As beneficial as the e-cycling process may sound, it does have some issues which have put it under the scanner of late. Manufacturers argue that this process limits the process of innovation by making people stick to the same old stuff which is tweaked to make it slightly better. On the other hand, the critics of this process claim that the companies which carry out recycling of electronic goods tend to cause more harm to the environment than what we believe.
At the same time, the process has also been subjected to some serious allegations with some people alleging that all those companies which collect electronic goods for recycling actually export them to the developing countries, or themselves dump them in the landfills, instead of recycling them. While the United States has some legal provisions restricting the dumping of hazardous electronic goods in place, these are not as good as the e-waste management model followed by the European Union which makes it mandatory for the manufacturers to take the responsibility of recycling their goods and bans the export of goods meant to be recycled.

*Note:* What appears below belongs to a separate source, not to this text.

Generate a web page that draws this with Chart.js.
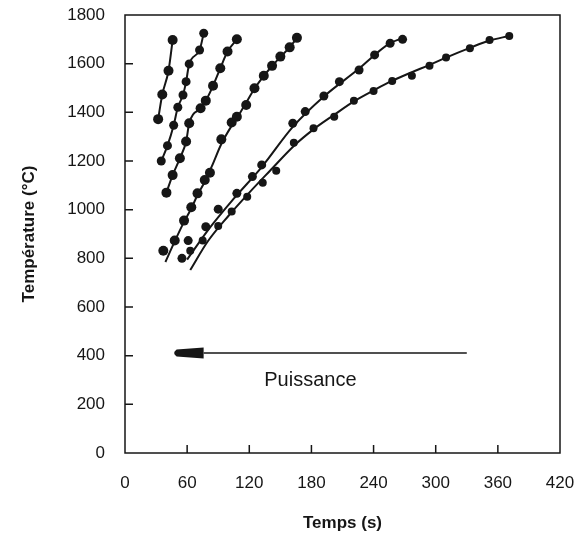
<!DOCTYPE html>
<html>
<head>
<meta charset="utf-8">
<script src="https://cdn.jsdelivr.net/npm/chart.js@4"></script>
<style>
  body { margin: 0; background: #fff; }
  #wrap { width: 584px; height: 534px; }
</style>
</head>
<body>
<div id="wrap"><canvas id="chart" width="584" height="534"></canvas></div>
<script>
// measured points, time (s) / temperature (°C)
const s1Time = [32, 36, 42, 46];
const s1Temp = [1372, 1473, 1571, 1697];

const s2Time = [35, 41, 47, 51, 56, 59, 62, 72, 76];
const s2Temp = [1200, 1263, 1347, 1421, 1471, 1526, 1599, 1656, 1725];

const s3Time = [40, 46, 53, 59, 62, 73, 78, 85, 92, 99, 108];
const s3Temp = [1070, 1142, 1211, 1280, 1355, 1417, 1448, 1509, 1581, 1650, 1700];

const s4Time = [37, 48, 57, 64, 70, 77, 82, 93, 103, 108, 117, 125, 134, 142, 150, 159, 166];
const s4Temp = [831, 873, 955, 1010, 1067, 1122, 1152, 1289, 1358, 1382, 1430, 1499, 1550, 1591, 1629, 1667, 1706];

const s5Time = [55, 61, 78, 90, 108, 123, 132, 162, 174, 192, 207, 226, 241, 256, 268];
const s5Temp = [800, 873, 930, 1002, 1067, 1136, 1184, 1355, 1403, 1467, 1526, 1574, 1636, 1684, 1700];

const s6Time = [63, 75, 90, 103, 118, 133, 146, 163, 182, 202, 221, 240, 258, 277, 294, 310, 333, 352, 371];
const s6Temp = [831, 873, 933, 992, 1053, 1111, 1160, 1275, 1335, 1382, 1448, 1488, 1529, 1550, 1591, 1625, 1663, 1697, 1714];

// fitted curves
const fit4Time = [39, 48, 57, 64, 70, 77, 84, 93, 103, 110, 117, 125, 134, 142, 150, 159, 166];
const fit4Temp = [785, 870, 950, 1005, 1060, 1115, 1180, 1270, 1345, 1390, 1440, 1497, 1550, 1590, 1628, 1667, 1706];
const fit5Time = [60, 80, 105, 132, 162, 192, 226, 241, 256, 268];
const fit5Temp = [795, 915, 1045, 1175, 1340, 1465, 1580, 1636, 1684, 1705];
const fit6Time = [63, 80, 100, 120, 140, 163, 182, 202, 221, 240, 258, 277, 294, 310, 333, 352, 371];
const fit6Temp = [752, 870, 975, 1070, 1160, 1262, 1330, 1390, 1445, 1490, 1530, 1565, 1595, 1625, 1665, 1695, 1714];

const xTicks = [0, 60, 120, 180, 240, 300, 360, 420];
const yTicks = [0, 200, 400, 600, 800, 1000, 1200, 1400, 1600, 1800];

// "Puissance" arrow, in data units
const arrowFrom = [330, 411];
const arrowTo = [46, 411];
const arrowLabel = 'Puissance';
const arrowLabelAt = [179, 296];

const ink = '#161616';
const fontFam = '"Liberation Sans", Arial, Helvetica, sans-serif';

function pts(xs, ys) {
    return xs.map((x, i) => ({ x: x, y: ys[i] }));
}

function curve(xs, ys) {
    return {
        data: pts(xs, ys),
        showLine: true,
        borderColor: ink,
        borderWidth: 2,
        pointRadius: 0,
        tension: 0.3,
        cubicInterpolationMode: 'monotone'
    };
}

function dots(xs, ys, r) {
    return {
        data: pts(xs, ys),
        showLine: false,
        pointRadius: r,
        pointBackgroundColor: ink,
        pointBorderColor: ink,
        pointBorderWidth: 0
    };
}

const frame = {
    id: 'frame',
    afterDatasetsDraw(chart) {
        const ctx = chart.ctx;
        const a = chart.chartArea;
        const xs = chart.scales.x;
        const ys = chart.scales.y;
        ctx.save();
        ctx.strokeStyle = ink;
        ctx.lineWidth = 1.5;
        ctx.strokeRect(a.left, a.top, a.right - a.left, a.bottom - a.top);

        // inward ticks
        ctx.beginPath();
        xTicks.slice(1, -1).forEach(v => {
            const px = xs.getPixelForValue(v);
            ctx.moveTo(px, a.bottom);
            ctx.lineTo(px, a.bottom - 8);
        });
        yTicks.slice(1, -1).forEach(v => {
            const py = ys.getPixelForValue(v);
            ctx.moveTo(a.left, py);
            ctx.lineTo(a.left + 8, py);
        });
        ctx.stroke();

        // arrow
        const x0 = xs.getPixelForValue(arrowFrom[0]);
        const x1 = xs.getPixelForValue(arrowTo[0]);
        const yA = ys.getPixelForValue(arrowFrom[1]);
        const headLen = 31;
        ctx.lineWidth = 1.5;
        ctx.beginPath();
        ctx.moveTo(x0, yA);
        ctx.lineTo(x1 + headLen, yA);
        ctx.stroke();
        ctx.fillStyle = ink;
        ctx.beginPath();
        ctx.moveTo(x1 + headLen, yA - 5.5);
        ctx.lineTo(x1 + headLen, yA + 5.5);
        ctx.lineTo(x1 + 4, yA + 3.5);
        ctx.quadraticCurveTo(x1 - 1, yA, x1 + 4, yA - 3.5);
        ctx.closePath();
        ctx.fill();

        ctx.font = '20px ' + fontFam;
        ctx.textAlign = 'center';
        ctx.textBaseline = 'middle';
        ctx.fillText(arrowLabel, xs.getPixelForValue(arrowLabelAt[0]), ys.getPixelForValue(arrowLabelAt[1]));
        ctx.restore();
    }
};

new Chart(document.getElementById('chart'), {
    type: 'scatter',
    data: {
        datasets: [
            curve(s1Time, s1Temp),
            curve(s2Time, s2Temp),
            curve(s3Time, s3Temp),
            curve(fit4Time, fit4Temp),
            curve(fit5Time, fit5Temp),
            curve(fit6Time, fit6Temp),
            dots(s1Time, s1Temp, 5),
            dots(s2Time, s2Temp, 4.5),
            dots(s3Time, s3Temp, 5),
            dots(s4Time, s4Temp, 5),
            dots(s5Time, s5Temp, 4.5),
            dots(s6Time, s6Temp, 4)
        ]
    },
    options: {
        responsive: false,
        animation: false,
        layout: { padding: { left: 0, right: 24, top: 15, bottom: 0 } },
        plugins: {
            legend: { display: false },
            tooltip: { enabled: false }
        },
        scales: {
            x: {
                type: 'linear',
                min: 0,
                max: 420,
                afterBuildTicks(s) { s.ticks = xTicks.map(v => ({ value: v })); },
                ticks: {
                    padding: 20,
                    color: ink,
                    font: { family: fontFam, size: 17 },
                    callback: v => String(v)
                },
                grid: { display: false, drawTicks: false },
                border: { display: false },
                title: {
                    display: true,
                    text: 'Temps (s)',
                    color: ink,
                    font: { family: fontFam, size: 17, weight: 'bold' },
                    padding: { top: 0, bottom: 0 }
                },
                afterFit(s) {
                    s.height = 81;
                    s.paddingLeft = 0;
                    s.paddingRight = 0;
                }
            },
            y: {
                min: 0,
                max: 1800,
                afterBuildTicks(s) { s.ticks = yTicks.map(v => ({ value: v })); },
                ticks: {
                    padding: 20,
                    color: ink,
                    font: { family: fontFam, size: 17 },
                    callback: v => String(v)
                },
                grid: { display: false, drawTicks: false },
                border: { display: false },
                title: {
                    display: true,
                    text: 'Température (°C)',
                    color: ink,
                    font: { family: fontFam, size: 17, weight: 'bold' },
                    padding: { top: 19, bottom: 0 }
                },
                afterFit(s) {
                    s.width = 125;
                    s.paddingTop = 0;
                    s.paddingBottom = 0;
                }
            }
        }
    },
    plugins: [frame]
});
</script>
</body>
</html>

The latest development in the world of electronics happens to be the initiative taken by the manufacturers to collect and recycle electronic goods for free of cost. Dell started this trend with their free recycling program back in 2006, and was followed by several bigwigs of the industry. While this move from the manufacturers is no doubt a welcome move, we at the grass root level need to understand why we should recycle and do our bit to make sure that the environment is not harmed. If the manufacturers and governments keep coming with recycling plans, but we don't do our bit - we won't make any progress in terms of making our planet safe.